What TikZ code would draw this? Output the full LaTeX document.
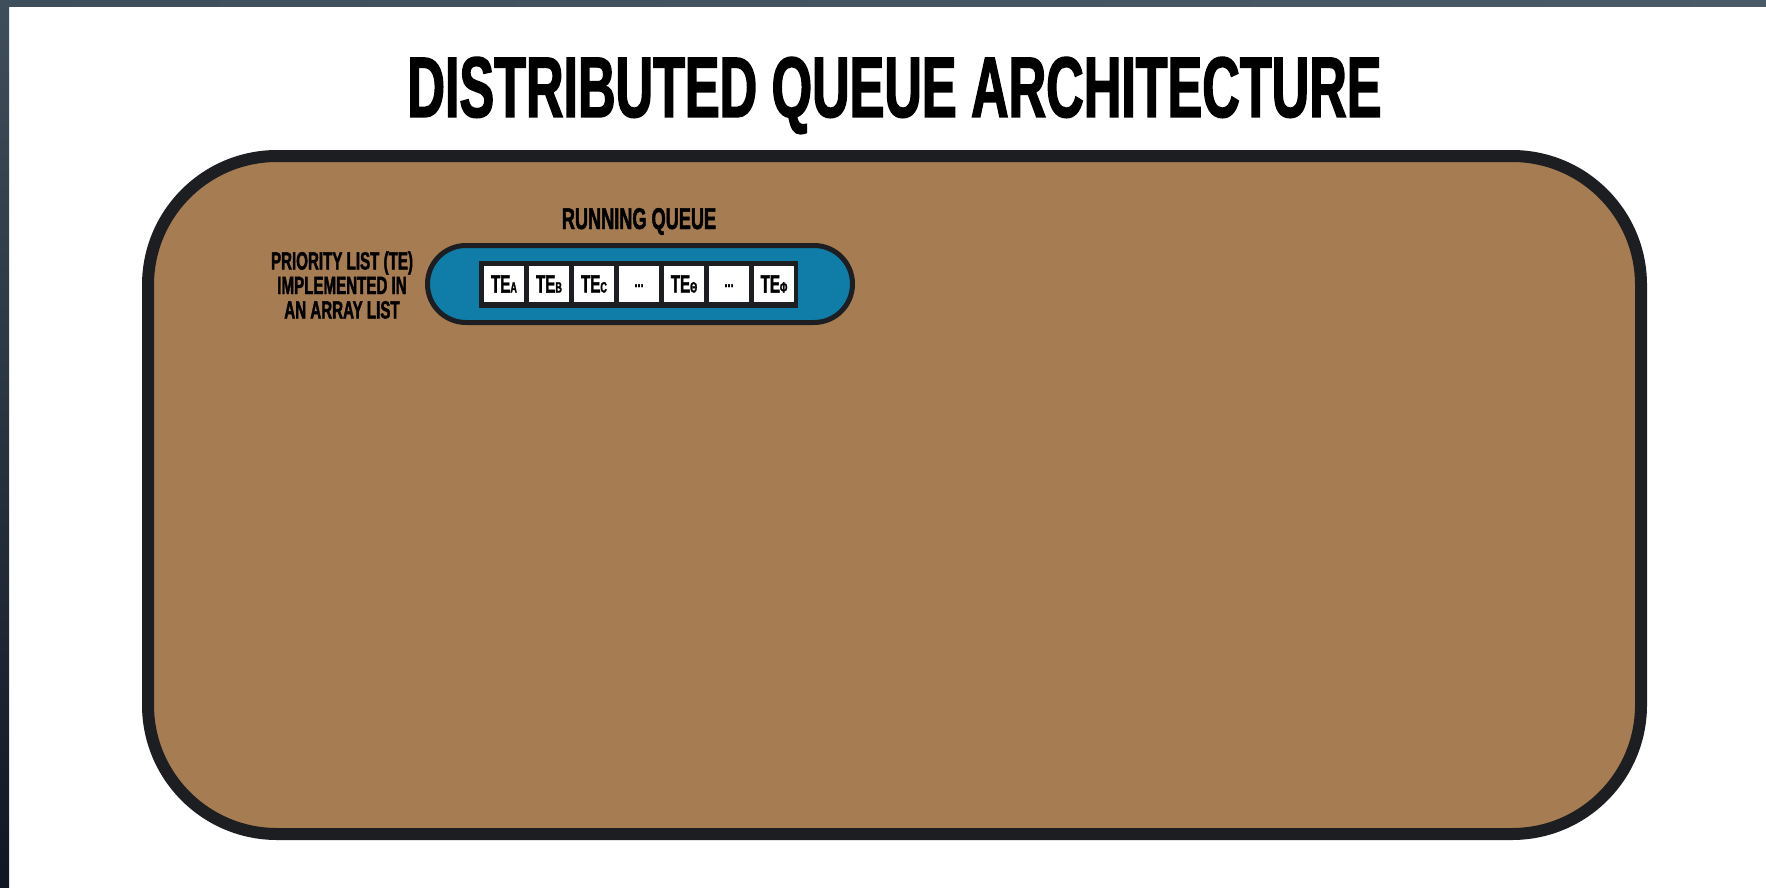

...

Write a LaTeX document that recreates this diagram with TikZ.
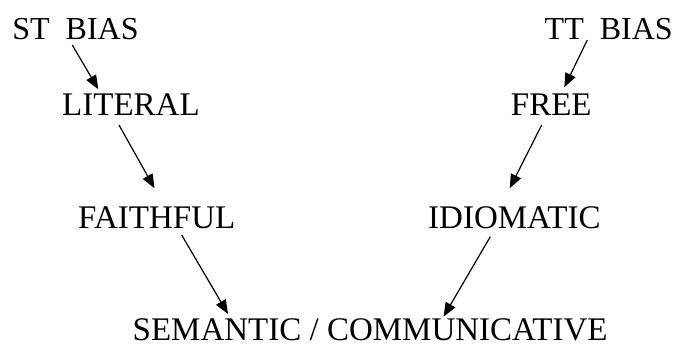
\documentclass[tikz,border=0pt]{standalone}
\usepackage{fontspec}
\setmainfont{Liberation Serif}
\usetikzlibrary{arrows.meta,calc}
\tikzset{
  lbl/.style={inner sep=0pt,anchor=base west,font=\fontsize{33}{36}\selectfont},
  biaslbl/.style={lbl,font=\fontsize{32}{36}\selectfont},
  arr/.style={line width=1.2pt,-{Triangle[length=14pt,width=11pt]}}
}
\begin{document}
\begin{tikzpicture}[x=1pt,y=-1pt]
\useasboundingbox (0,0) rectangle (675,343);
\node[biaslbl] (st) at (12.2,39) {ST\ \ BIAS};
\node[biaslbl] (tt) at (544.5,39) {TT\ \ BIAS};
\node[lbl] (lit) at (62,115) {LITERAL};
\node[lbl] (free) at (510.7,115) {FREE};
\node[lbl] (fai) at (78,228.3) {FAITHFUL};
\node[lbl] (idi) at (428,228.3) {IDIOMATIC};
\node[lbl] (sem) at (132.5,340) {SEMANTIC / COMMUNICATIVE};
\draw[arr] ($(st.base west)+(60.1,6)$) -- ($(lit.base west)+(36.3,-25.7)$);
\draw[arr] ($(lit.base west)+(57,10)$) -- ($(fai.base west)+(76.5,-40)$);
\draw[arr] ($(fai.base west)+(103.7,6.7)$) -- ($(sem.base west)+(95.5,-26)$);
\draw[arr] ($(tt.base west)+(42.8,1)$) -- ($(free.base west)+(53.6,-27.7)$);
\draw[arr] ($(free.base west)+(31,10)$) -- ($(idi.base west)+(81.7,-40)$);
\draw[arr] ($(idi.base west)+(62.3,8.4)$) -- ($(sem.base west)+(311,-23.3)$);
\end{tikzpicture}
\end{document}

DIRECTION.
Among the lines of the data, identify those with the word "draw". Copy each of them.

RESPONSE FOR THIS EXERCISE.
What TikZ code would draw this? Output the full LaTeX document.
\draw[arr] ($(st.base west)+(60.1,6)$) -- ($(lit.base west)+(36.3,-25.7)$);
\draw[arr] ($(lit.base west)+(57,10)$) -- ($(fai.base west)+(76.5,-40)$);
\draw[arr] ($(fai.base west)+(103.7,6.7)$) -- ($(sem.base west)+(95.5,-26)$);
\draw[arr] ($(tt.base west)+(42.8,1)$) -- ($(free.base west)+(53.6,-27.7)$);
\draw[arr] ($(free.base west)+(31,10)$) -- ($(idi.base west)+(81.7,-40)$);
\draw[arr] ($(idi.base west)+(62.3,8.4)$) -- ($(sem.base west)+(311,-23.3)$);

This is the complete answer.